While the much-anticipated impact of robotics and AI on our lives and jobs is still becoming apparent, a clearer picture is beginning to emerge around how technology will impact certain industries – such as life sciences. The NHS funding gap is expected to reach $30 billion by 2020-2021, which means the need for cost-effective healthcare is higher than ever – and smart technology may help to bridge that gap.
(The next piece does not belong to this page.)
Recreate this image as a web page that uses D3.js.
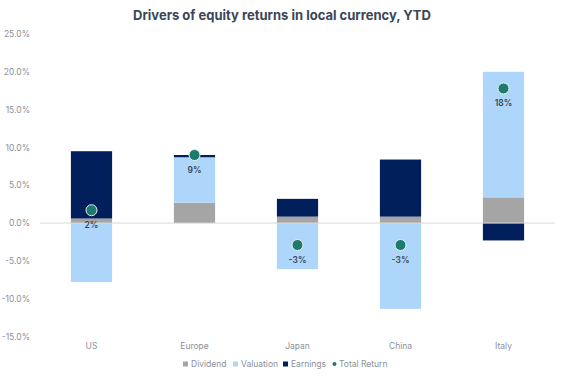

From cloud computing and robotics through to virtual reality and blockchain, the potential impact of tech on the rapidly-evolving life sciences space is enormous. Here’s what to look out for:
Cloud computing is particularly predominant in biotechnology, where the speed of change must be balanced with tight industry regulations. One example of the use of cloud computing in biotech is simplifying and streamlining disaster recovery testing and auditing processes through host-based replication to the cloud, driving cost savings and compliance assurance. Elsewhere, cloud technology can assist with big data analysis through its on-demand infrastructure and heightened performance and connectivity, while compliance and access control and real-time reporting can also be improved. As cloud computing will account for up to 70% of all software, services and technology spending by 2020, expect to see its dominance continue into life sciences.
The use of blockchain is gaining traction in many different industries, and life sciences is no exception. According to a Pistoia Alliance survey, 83% of life sciences leaders think blockchain will be adopted within five years – and as such, the industry needs to collaborate on creating industry-wide data sharing standards in order to push the technology forward. While regulatory and data privacy issues will continue to dictate how blockchain is used by organisations, expect to see it being used in life sciences to support drug safeguarding and store medical records.
While we’ve not yet seen robots completely take over the roles of humans in the workplace, there is a space for robotics to reduce human error in laboratories. One example of this Andrew Alliance, a Swiss company that makes liquid-handing robots for life sciences labs. The robot – Andrew – is said to enhance the efficiency and reproducibility of a laboratory thanks to its accurate pipetting, freeing up scientists and laboratory personnel to focus on other work. As the world’s population ages (the number of those aged 60 years and above is expected to more than double by 2050, according to the UN) more strain will be placed on healthcare globally, and therefore there will be significant uptick in the volume of clinical and diagnostic testing, not to mention drug development. Robotics that can automate menial tasks, standardise procedures and ensure absolute accuracy where it’s most needed will be influential in the way life sciences moves forward.
Virtual and augmented reality has boomed in recent years, especially with the introduction of budget-friendly headsets to the general public. As barriers in technology and cost fall, the influence of virtual reality on life sciences will rise, with the potential to completely transform healthcare as we know it. VR and AR could be used for everything from creating at-home exercise and therapy programmes for patients to help monitor their own health, through to standardising standard operating procedures to enhance training and drive compliance. For manufacturing firms, VR and AR can be used to improve efficiencies and decrease maintenance and training down time, allowing for more targeted and efficient work across commercial, R&D and core operations.
What does it mean for those in the industry?
For life sciences employers, the potential for technology to improve operations and outcomes is enormous. While questions remain around industry regulations and data protection, forward-thinking organisations are already implementing new technologies in their daily operations.
As for candidates, technology is not yet threatening jobs. Rather, if harnessed and taken on board, it can help you to do your job more efficiently and effectively, allowing you to focus on tasks that require human effort. Those life sciences job seekers who stay on top of technology trends and are open to working in harmony with new tech may find a whole new world of career opportunities opening up.